Tom Wolfe, who wrote about lacrosse culture in "I Am Charlotte Simmons," reiterates the novel's setting is not Durham, home to Duke University and its embattled lacrosse team.

Answering an audience member's question at a book festival on the Duke campus, the author said he did notice similarities between his fictional characters and people at the center of the recent rape investigation involving Duke lacrosse players.

Wolfe's 2004 novel, set on a fictional Northern university campus, portrays "sexually aggressive lacrosse players." An earlier best-seller, "The Bonfire of the Vanities," depicts a white district attorney who needs black votes to be re-elected. Durham's district attorney, Mike Nifong, is white and a candidate in the Democratic primary Tuesday.

But none of the "Charlotte Simmons" characters "lived within 600 miles of Durham, N.C.," Wolfe said Saturday at the North Carolina Festival of the Book.

Duke has been mentioned as the possible setting for "Charlotte Simmons," partially because the fictional Dupont University includes the Gothic architecture that marks Duke and also because Wolfe's daughter attended Duke.
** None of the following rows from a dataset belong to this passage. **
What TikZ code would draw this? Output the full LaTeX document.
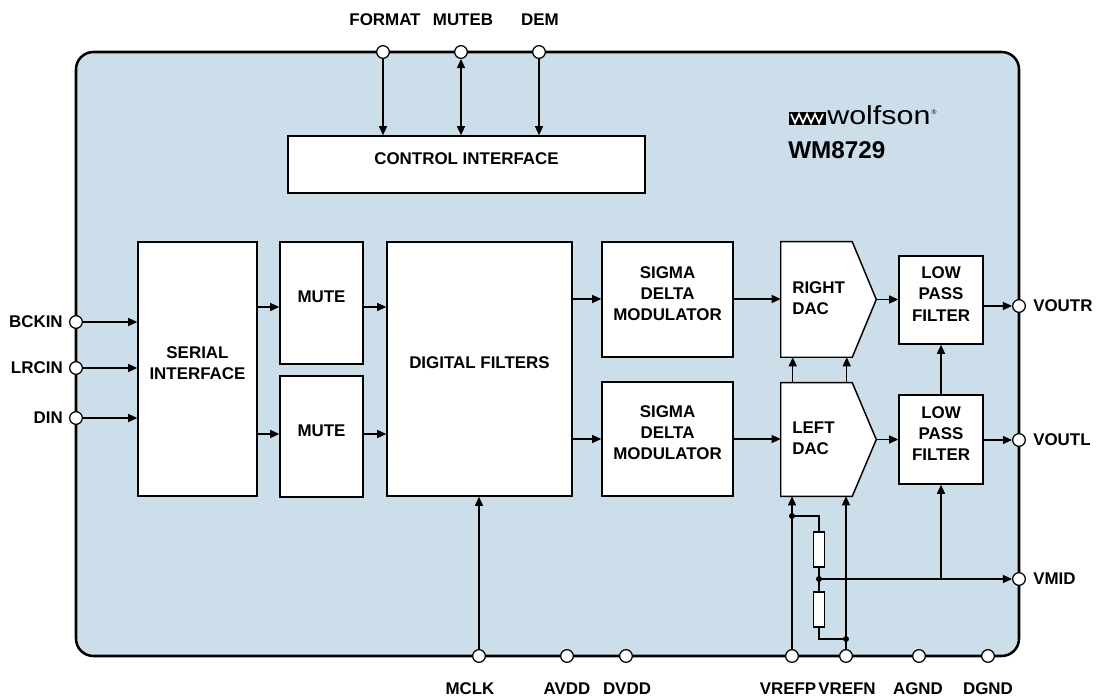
\documentclass[tikz,border=0pt]{standalone}
\usepackage{fontspec}
\setmainfont{Liberation Sans}
\usetikzlibrary{arrows.meta,fit,calc}
\definecolor{chipblue}{RGB}{204,222,233}
\begin{document}
\begin{tikzpicture}[x=0.75pt,y=-0.75pt,
  txt/.style={font=\fontsize{12.7}{15.8}\selectfont\bfseries, inner sep=0pt, align=center},
  blk/.style={draw=black, fill=white, line width=1.1pt, inner sep=0pt, align=center, font=\fontsize{12.7}{15.8}\selectfont\bfseries},
  chip/.style={draw=black, fill=chipblue, line width=1.9pt, rounded corners=13pt, inner sep=0pt},
  arr/.style={line width=0.95pt, -{Triangle[length=6.8pt,width=6pt]}},
  arrb/.style={line width=0.95pt, {Triangle[length=6.8pt,width=6pt]}-{Triangle[length=6.8pt,width=6pt]}},
  wire/.style={line width=0.95pt},
  pin/.style={circle, draw=black, fill=white, line width=0.95pt, minimum size=9.5pt, inner sep=0pt},
  jdot/.style={circle, fill=black, minimum size=4.5pt, inner sep=0pt},
  res/.style={draw=black, fill=white, line width=0.95pt, inner sep=0pt},
]
\useasboundingbox (0,0) rectangle (1096,698);

% chip body
\node[chip, fit={(76,52)(1019,656)}] (chip) {};

% row coordinates
\coordinate (r1) at (0,307);
\coordinate (r2) at (0,434);
\coordinate (r3) at (0,299);
\coordinate (r4) at (0,439);

% blocks
\node[blk, fit={(288,136)(645,193)}] (ci) {CONTROL INTERFACE};
\node[blk, fit={(138,242)(257,496)}] (si) {SERIAL\\INTERFACE};
\node[blk, fit={(280,242)(363,364)}] (m1) {MUTE};
\node[blk, fit={(280,376)(363,497)}] (m2) {MUTE};
\node[blk, fit={(387,242)(572,496)}] (df) {DIGITAL FILTERS};
\node[blk, fit={(602,242)(733,357)}] (sd1) {SIGMA\\DELTA\\MODULATOR};
\node[blk, fit={(602,382)(733,496)}] (sd2) {SIGMA\\DELTA\\MODULATOR};
\node[inner sep=0pt, fit={(781,242)(876,357)}] (rdac) {};
\node[inner sep=0pt, fit={(781,383)(876,496)}] (ldac) {};
\draw[fill=white, line width=1.1pt] (rdac.north west) -- ($(rdac.north east)+(-24,0)$) -- (rdac.east) -- ($(rdac.south east)+(-24,0)$) -- (rdac.south west) -- cycle;
\draw[fill=white, line width=1.1pt] (ldac.north west) -- ($(ldac.north east)+(-24,0)$) -- (ldac.east) -- ($(ldac.south east)+(-24,0)$) -- (ldac.south west) -- cycle;
\node[txt, anchor=west, align=left] (rdact) at (792,298) {RIGHT\\DAC};
\node[txt, anchor=west, align=left] (ldact) at (792,438) {LEFT\\DAC};
\node[blk, fit={(899,256)(983,344)}] (lpf1) {LOW\\PASS\\FILTER};
\node[blk, fit={(899,395)(983,484)}] (lpf2) {LOW\\PASS\\FILTER};

% logo
\fill[black] (789,112) rectangle (826,125);
\draw[white, line width=1.3pt, line join=miter] (791,114) -- (795,123) -- (799,114) -- (803,123) -- (807,114) -- (811,123) -- (815,114) -- (819,123) -- (823,114);
\node[anchor=base west, inner sep=0pt, font=\fontsize{19.5}{20}\selectfont, xscale=1.17, transform shape] (logo) at (827,125) {wolfson};
\node[inner sep=0pt, font=\fontsize{5}{5}\selectfont] (reg) at (934,112) {\textregistered};
\node[anchor=west, inner sep=0pt, font=\fontsize{18.2}{20}\selectfont\bfseries] (part) at (788,150) {WM8729};

% pins
\node[pin] (pFORMAT) at (383,52) {};
\node[pin] (pMUTEB) at (461,52) {};
\node[pin] (pDEM) at (539,52) {};
\node[pin] (pBCKIN) at (76,322) {};
\node[pin] (pLRCIN) at (76,368) {};
\node[pin] (pDIN) at (76,418) {};
\node[pin] (pVOUTR) at (1019,306) {};
\node[pin] (pVOUTL) at (1019,440) {};
\node[pin] (pVMID) at (1019,579) {};
\node[pin] (pMCLK) at (479,656) {};
\node[pin] (pAVDD) at (567,656) {};
\node[pin] (pDVDD) at (626,656) {};
\node[pin] (pVREFP) at (792,656) {};
\node[pin] (pVREFN) at (846,656) {};
\node[pin] (pAGND) at (919,656) {};
\node[pin] (pDGND) at (988,656) {};

% pin labels
\node[txt] (lFORMAT) at (385,20) {FORMAT};
\node[txt] (lMUTEB) at (463,20) {MUTEB};
\node[txt] (lDEM) at (540,20) {DEM};
\node[txt, anchor=east] (lBCKIN) at (63,322) {BCKIN};
\node[txt, anchor=east] (lLRCIN) at (63,368) {LRCIN};
\node[txt, anchor=east] (lDIN) at (63,418) {DIN};
\node[txt, anchor=west] (lVOUTR) at (1033,306) {VOUTR};
\node[txt, anchor=west] (lVOUTL) at (1033,440) {VOUTL};
\node[txt, anchor=west] (lVMID) at (1033,579) {VMID};
\node[txt] (lMCLK) at (470,689) {MCLK};
\node[txt] (lAVDD) at (567,689) {AVDD};
\node[txt] (lDVDD) at (627,689) {DVDD};
\node[txt] (lVREFP) at (788,689) {VREFP};
\node[txt] (lVREFN) at (847,689) {VREFN};
\node[txt] (lAGND) at (918,689) {AGND};
\node[txt] (lDGND) at (988,689) {DGND};

% control pins
\draw[arr] (pFORMAT) -- (ci.north -| pFORMAT);
\draw[arrb] (pMUTEB) -- (ci.north -| pMUTEB);
\draw[arr] (pDEM) -- (ci.north -| pDEM);

% serial inputs
\draw[arr] (pBCKIN) -- (si.west |- pBCKIN);
\draw[arr] (pLRCIN) -- (si.west |- pLRCIN);
\draw[arr] (pDIN) -- (si.west |- pDIN);

% data path
\draw[arr] (si.east |- r1) -- (m1.west |- r1);
\draw[arr] (si.east |- r2) -- (m2.west |- r2);
\draw[arr] (m1.east |- r1) -- (df.west |- r1);
\draw[arr] (m2.east |- r2) -- (df.west |- r2);
\draw[arr] (df.east |- r3) -- (sd1.west |- r3);
\draw[arr] (df.east |- r4) -- (sd2.west |- r4);
\draw[arr] (sd1.east |- r3) -- (rdac.west |- r3);
\draw[arr] (sd2.east |- r4) -- (ldac.west |- r4);
\draw[arr] (rdac.east) -- (lpf1.west |- rdac.east);
\draw[arr] (ldac.east) -- (lpf2.west |- ldac.east);
\draw[arr] (lpf1.east |- pVOUTR) -- (pVOUTR);
\draw[arr] (lpf2.east |- pVOUTL) -- (pVOUTL);

% DAC references
\draw[arr] ($(ldac.north west)+(12,0)$) -- ($(rdac.south west)+(12,0)$);
\draw[arr] ($(ldac.north west)+(66,0)$) -- ($(rdac.south west)+(66,0)$);
\draw[arr] (lpf2.north) -- (lpf1.south);

% MCLK
\draw[arr] (pMCLK) -- (pMCLK |- df.south);

% reference network
\draw[arr] (pVREFP) -- (pVREFP |- ldac.south);
\draw[arr] (pVREFN) -- (pVREFN |- ldac.south);
\node[jdot] (d1) at (792,516) {};
\node[jdot] (dj) at (819,579) {};
\node[jdot] (d2) at (846,639) {};
\node[res, minimum width=8.25pt, minimum height=26.25pt] (res1) at (819,549.5) {};
\node[res, minimum width=8.25pt, minimum height=26.25pt] (res2) at (819,609.5) {};
\draw[wire] (d1.center) -| (res1.north);
\draw[wire] (res1.south) -- (dj.center) -- (res2.north);
\draw[wire] (res2.south) |- (d2.center);
\draw[arr] (dj.center) -- (pVMID);
\draw[arr] (lpf2.south |- dj) -- (lpf2.south);
\end{tikzpicture}
\end{document}
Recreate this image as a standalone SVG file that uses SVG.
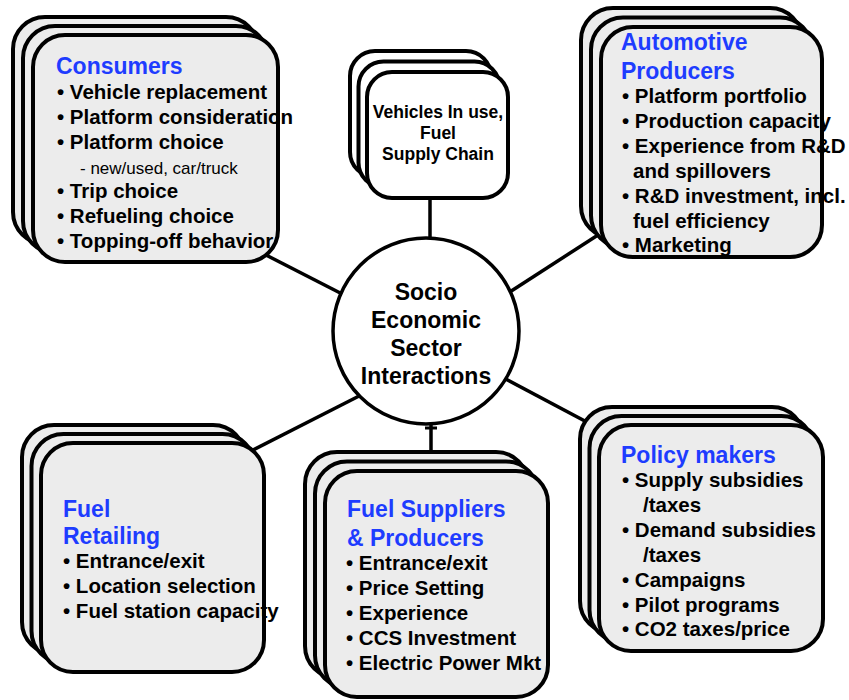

In the book, athletes at Dupont are depicted as lumbering, thuggish "herpes pustules" who get all the women and get away with everything. In lacrosse, one character says, "white boys are the ones with the machismo."

Wolfe said his next book will be on immigration. His previous works include "The Right Stuff," the acclaimed behind-the-scenes chronicle of the U.S. space program, and the 1998 novel "A Man in Full," runner-up for the National Book Award.